> JOB: Give back the lines exactly, from the first one to the line with "12000, 14000, 16250];", both ends included.

> MATERIAL PROVIDED:
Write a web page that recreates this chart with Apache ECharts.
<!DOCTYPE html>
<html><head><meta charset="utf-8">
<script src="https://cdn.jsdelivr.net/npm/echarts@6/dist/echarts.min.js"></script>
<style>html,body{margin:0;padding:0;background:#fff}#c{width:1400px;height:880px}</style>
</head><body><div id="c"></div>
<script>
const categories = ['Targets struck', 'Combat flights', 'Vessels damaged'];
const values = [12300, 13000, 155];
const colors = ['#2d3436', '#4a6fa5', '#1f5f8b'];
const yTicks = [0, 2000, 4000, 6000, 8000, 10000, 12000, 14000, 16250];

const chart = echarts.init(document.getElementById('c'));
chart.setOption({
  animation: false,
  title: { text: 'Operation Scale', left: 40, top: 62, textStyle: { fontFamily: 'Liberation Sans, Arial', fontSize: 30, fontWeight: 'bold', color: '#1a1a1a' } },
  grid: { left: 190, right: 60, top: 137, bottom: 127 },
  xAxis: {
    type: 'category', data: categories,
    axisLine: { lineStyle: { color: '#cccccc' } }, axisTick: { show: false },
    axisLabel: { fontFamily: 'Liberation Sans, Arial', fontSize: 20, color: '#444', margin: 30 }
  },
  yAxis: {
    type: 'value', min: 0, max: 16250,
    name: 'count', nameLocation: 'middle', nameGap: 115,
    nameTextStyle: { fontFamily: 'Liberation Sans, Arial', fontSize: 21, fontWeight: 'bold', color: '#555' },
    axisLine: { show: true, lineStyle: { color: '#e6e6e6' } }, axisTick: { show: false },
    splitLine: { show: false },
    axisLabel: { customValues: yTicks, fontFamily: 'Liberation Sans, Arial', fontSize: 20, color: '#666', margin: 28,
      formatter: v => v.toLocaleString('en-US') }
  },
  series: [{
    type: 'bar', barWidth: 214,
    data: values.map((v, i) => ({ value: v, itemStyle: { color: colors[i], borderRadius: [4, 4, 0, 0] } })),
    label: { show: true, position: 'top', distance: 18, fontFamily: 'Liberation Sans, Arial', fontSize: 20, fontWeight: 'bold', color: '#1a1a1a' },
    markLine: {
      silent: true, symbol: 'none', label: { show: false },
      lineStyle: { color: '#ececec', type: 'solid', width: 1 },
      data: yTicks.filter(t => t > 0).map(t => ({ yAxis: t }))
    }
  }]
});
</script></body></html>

> WRITTEN RESPONSE:
Write a web page that recreates this chart with Apache ECharts.
<!DOCTYPE html>
<html><head><meta charset="utf-8">
<script src="https://cdn.jsdelivr.net/npm/echarts@6/dist/echarts.min.js"></script>
<style>html,body{margin:0;padding:0;background:#fff}#c{width:1400px;height:880px}</style>
</head><body><div id="c"></div>
<script>
const categories = ['Targets struck', 'Combat flights', 'Vessels damaged'];
const values = [12300, 13000, 155];
const colors = ['#2d3436', '#4a6fa5', '#1f5f8b'];
const yTicks = [0, 2000, 4000, 6000, 8000, 10000, 12000, 14000, 16250];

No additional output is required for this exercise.